Je commencerai par citer The Economist, « Toute personne qui prétend comprendre l’Iran est très mal informée ». Le résultat des élections montre encore une fois que l’Iran est l’un des pays les plus imprévisibles politiquement. La frustration est extrêmement grande, les partenaires politiques naturels de Khatami sont tellement frustrés qu’ils l’ont lâché. Ils ont laissé tomber le candidat réformateur Mostafa Moin au premier tour et ils étaient encore plus décidés à laisser tomber Rafsandjani. La surprise c’est que la peur d’Ahmadinejad ne l’a pas emporté.

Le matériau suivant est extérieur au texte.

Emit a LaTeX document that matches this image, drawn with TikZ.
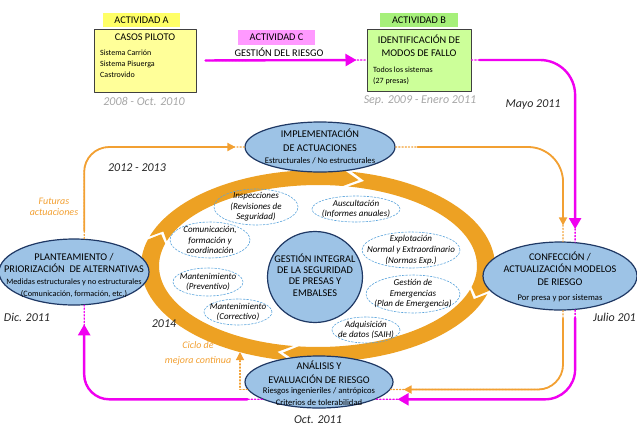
\documentclass[tikz,border=0pt]{standalone}
\usepackage{fontspec}
\setmainfont{Carlito}
\usetikzlibrary{arrows.meta}
\usetikzlibrary{shapes.geometric}
\definecolor{magcol}{RGB}{240,0,240}
\definecolor{orcol}{RGB}{242,160,50}
\definecolor{ringcol}{RGB}{237,161,35}
\definecolor{ellfill}{RGB}{157,195,230}
\definecolor{elldraw}{RGB}{31,56,100}
\definecolor{dashblue}{RGB}{91,164,220}
\definecolor{boxdraw}{RGB}{64,64,64}
\definecolor{boxyel}{RGB}{255,255,153}
\definecolor{labyel}{RGB}{255,255,102}
\definecolor{boxgrn}{RGB}{204,255,153}
\definecolor{labgrn}{RGB}{166,240,122}
\definecolor{labpink}{RGB}{255,153,255}
\definecolor{dategray}{RGB}{166,166,166}

\begin{document}
\begin{tikzpicture}[line cap=round,line join=round,>={Triangle[length=8pt,width=8pt]},x=1pt,y=-1pt,
  bigell/.style={ellipse,draw=elldraw,fill=ellfill,line width=1.2pt,inner sep=0pt},
  smallell/.style={ellipse,draw=dashblue,dash pattern=on 2pt off 1.5pt,line width=0.6pt,inner sep=0pt},
  actbox/.style={rectangle,draw=boxdraw,line width=1pt,inner sep=0pt},
  actlab/.style={rectangle,inner sep=0pt,font=\fontsize{10.3}{12}\selectfont},
  tit/.style={align=center,inner sep=0pt,font=\fontsize{10.3}{12.5}\selectfont},
  sub/.style={align=center,inner sep=0pt,font=\fontsize{8.6}{12}\selectfont},
  lst/.style={align=left,inner sep=0pt,anchor=west,font=\fontsize{8}{10.5}\selectfont},
  itl/.style={align=center,inner sep=0pt,font=\fontsize{9}{10.6}\selectfont\itshape},
  date/.style={inner sep=0pt,text=black!85,font=\fontsize{12}{14}\selectfont\itshape},
  note/.style={align=center,inner sep=0pt,text=orcol,font=\fontsize{10}{11}\selectfont\itshape},
  magc/.style={draw=magcol,line width=2.4pt,>={Triangle[length=11pt,width=12pt]}},
  magd/.style={draw=magcol,line width=1.3pt,dotted},
  orl/.style={draw=orcol,line width=1.8pt},
  ord/.style={draw=orcol,line width=1.2pt,dotted}]
% Draw region settings
\useasboundingbox (0,0) rectangle (637,426);
\clip (0,0) rectangle (637,426);
% Ring of the cycle
\foreach \a/\b in {281/377,17/99,99/198,198/281}
  \fill[ringcol] plot[domain=\a:\b-2,samples=40] ({318+177*cos(\x)},{266+96*sin(\x)})
    -- ({318+168*cos(\b+3)},{266+88.5*sin(\b+3)})
    -- plot[domain=\b-2:\a,samples=40] ({318+159*cos(\x)},{266+81*sin(\x)})
    -- ({318+168*cos(\a+5)},{266+88.5*sin(\a+5)}) -- cycle;
% Activities
\node[actbox,fill=boxyel,minimum width=102,minimum height=63] (boxA) at (145,60.5) {};
\node[actlab,fill=labyel,minimum width=77,minimum height=14] (labA) at (141.5,20) {ACTIVIDAD A};
\node[tit] (titA) at (145,37) {CASOS PILOTO};
\node[lst,font=\fontsize{8}{11}\selectfont] (lstA) at (100,64) {Sistema Carrión\\Sistema Pisuerga\\Castrovido};
\node[date,text=dategray] (dateA) at (144,101) {2008 - Oct. 2010};
\node[actbox,fill=boxgrn,minimum width=104,minimum height=62] (boxB) at (419,60) {};
\node[actlab,fill=labgrn,minimum width=78,minimum height=14] (labB) at (419,20) {ACTIVIDAD B};
\node[tit,font=\fontsize{10.3}{13}\selectfont] (titB) at (419,45.5) {IDENTIFICACIÓN DE\\MODOS DE FALLO};
\node[lst] (lstB) at (373,76) {Todos los sistemas\\(27 presas)};
\node[date,text=dategray] (dateB) at (420,101) {Sep. 2009 - Enero 2011};
\node[actlab,fill=labpink,minimum width=77,minimum height=15] (labC) at (276.5,37.5) {ACTIVIDAD C};
\node[tit] (titC) at (279,52) {GESTIÓN DEL RIESGO};
% Stages
\node[bigell,minimum width=150,minimum height=50] (impl) at (320,147) {};
\node[tit,font=\fontsize{10.3}{14}\selectfont] (impltit) at (320,140) {IMPLEMENTACIÓN\\DE ACTUACIONES};
\node[sub] (implsub) at (320,161) {Estructurales / No estructurales};
\node[bigell,minimum width=154,minimum height=68] (conf) at (560,276) {};
\node[tit] (conftit) at (560,268.5) {CONFECCIÓN /\\ACTUALIZACIÓN MODELOS\\DE RIESGO};
\node[sub] (confsub) at (560,298) {Por presa y por sistemas};
\node[bigell,minimum width=148,minimum height=52] (anal) at (319,382) {};
\node[tit,font=\fontsize{10.3}{14}\selectfont] (analtit) at (319,372.5) {ANÁLISIS Y\\EVALUACIÓN DE RIESGO};
\node[sub,font=\fontsize{8.6}{11.5}\selectfont] (analsub) at (319,396.5) {Riesgos ingenieriles / antrópicos\\Criterios de tolerabilidad};
\node[bigell,minimum width=150,minimum height=66] (plant) at (74,272) {};
\node[tit,font=\fontsize{10.3}{12}\selectfont] (planttit) at (74,263) {PLANTEAMIENTO /\\PRIORIZACIÓN\ \ DE ALTERNATIVAS};
\node[sub,font=\fontsize{8.2}{12.5}\selectfont] (plantsub) at (74,288) {Medidas estructurales y no estructurales\\(Comunicación, formación, etc.)};
% Centre
\node[bigell,minimum width=95,minimum height=91] (gest) at (315,277) {};
\node[tit,font=\fontsize{10.3}{11.3}\selectfont] (gesttxt) at (315,275) {GESTIÓN INTEGRAL\\DE LA SEGURIDAD\\DE PRESAS Y\\EMBALSES};
\node[smallell,minimum width=84,minimum height=36] (insp) at (256,207) {};
\node[itl] at (insp) {Inspecciones\\(Revisiones de\\Seguridad)};
\node[smallell,minimum width=88,minimum height=26] (ausc) at (356,209) {};
\node[itl] at (ausc) {Auscultación\\(Informes anuales)};
\node[smallell,minimum width=80,minimum height=36] (comu) at (210,240) {};
\node[itl] at (comu) {Comunicación,\\formación y\\coordinación};
\node[smallell,minimum width=98,minimum height=36] (explo) at (411,250) {};
\node[itl] at (explo) {Explotación\\Normal y Extraordinario\\(Normas Exp.)};
\node[smallell,minimum width=70,minimum height=28] (mprev) at (208,282) {};
\node[itl] at (mprev) {Mantenimiento\\(Preventivo)};
\node[smallell,minimum width=94,minimum height=38] (emer) at (413,294) {};
\node[itl] at (emer) {Gestión de\\Emergencias\\(Plan de Emergencia)};
\node[smallell,minimum width=68,minimum height=26] (mcorr) at (238,312) {};
\node[itl] at (mcorr) {Mantenimiento\\(Correctivo)};
\node[smallell,minimum width=68,minimum height=26] (adq) at (366,330) {};
\node[itl] at (adq) {Adquisición\\de datos (SAIH)};
% Dates and notes
\node[date] (dmay) at (533,105) {Mayo 2011};
\node[date] (d1213) at (137,168) {2012 - 2013};
\node[date] (ddic) at (27,317) {Dic. 2011};
\node[date] (d14) at (164,324) {2014};
\node[date] (doct) at (318,420) {Oct. 2011};
\node[date,anchor=west] (djul) at (593,317) {Julio 2011};
\node[note] (fut) at (54,207) {Futuras\\actuaciones};
\node[note,font=\fontsize{10}{15}\selectfont\itshape] (cic) at (198,353.5) {Ciclo de\\mejora continua};
% Activity flow
\draw[magd,shorten <=9] (boxA.east) -- (boxB.west);
\draw[magc,->,shorten <=9,shorten >=10] (boxA.east) -- (boxB.west);
\draw[magd,rounded corners=35] (boxB.east) -| (conf.66);
\draw[magc,->,rounded corners=35,shorten <=8,shorten >=13] (boxB.east) -| (conf.66);
% Cycle connectors
\draw[ord,rounded corners=35] (impl.east) -| (conf.85);
\draw[orl,->,rounded corners=35,shorten <=22,shorten >=16] (impl.east) -| (conf.85);
\draw[ord,rounded corners=25] (conf.-85) |- (anal.-6);
\draw[orl,->,rounded corners=25,shorten <=8,shorten >=13] (conf.-85) |- (anal.-6);
\draw[magd,rounded corners=30] (conf.-66) |- (anal.-17);
\draw[magc,->,rounded corners=30,shorten <=8,shorten >=22] (conf.-66) |- (anal.-17);
\draw[magd,rounded corners=25] (anal.197) -| (plant.-73);
\draw[magc,->,rounded corners=25,shorten <=15,shorten >=19] (anal.197) -| (plant.-73);
\draw[ord,rounded corners=25] (plant.73) |- (impl.west);
\draw[orl,->,rounded corners=25,shorten <=8,shorten >=9] (plant.73) |- (impl.west);
\coordinate (cyc) at (240,352);
\draw[ord,->] (anal.186) -| (cyc);
\end{tikzpicture}
\end{document}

Rafsandjani aurait bien sûr été élu naturellement s’il n’avait été question que de la libéralisation du mode de vie. Simplement il s’agit aussi du taux de chômage, qui atteint parfois les 40 %, de la pénurie de logement sur tout le territoire. Ce sont des choses que l’administration Khatami a négligées. Il y a un autre point intéressant il me semble, Ahmadinejad n’est pas un théologien, il avait 20 ans au début de la Révolution. Il en est l’un des acteurs principaux, sa famille vient de la campagne mais il a grandi au Sud de Téhéran, c’est là qu’il a commencé un enseignement technique qu’il a terminé à Narmak. Narmak était dans les années 70 un centre de la pensée religieuse et du sens. C’est de là qu’est sortie la jeune génération qui a puisé son engagement social-révolutionnaire directement dans la religion. Il se peut en fait que les véritables acteurs de la révolution prennent la parole aujourd’hui, pas ceux qu’ils ont soutenus, pas ceux qu’ils ont intellectualisés et qui ont fait faux-bond les premiers.
Ces élections témoignent d’une orientation socio-politique et du débat autour de la répartition de haut en bas : L’un des buts de la Révolution était de prendre l’islam comme ersatz du marxisme léninisme. C’est pour ainsi-dire le vieux Sud-Téhéran du temps du Shah qui parle. Ce Sud-Téhéran n’est cependant plus ce qu’il était, les 26 années de République islamique et le processus de modernisation ont touché précisément les couches moyennes inférieures et inférieures. La question de savoir si c’est une nostalgie de cette époque qui s’est exprimée pendant les élections ou s’il s’agit d’un geste désespéré, demeure. Les conditions de vie matérielles, sociales et économiques sont-elles plus importantes que la façon dont ils doivent s’habiller, contrairement à ce que nous pensons souvent ici ?
« Hier spricht das alte Südteheran », par Bert Fragner, Der Standard, 27 juin 2005. Ce texte est adapté d’une interview.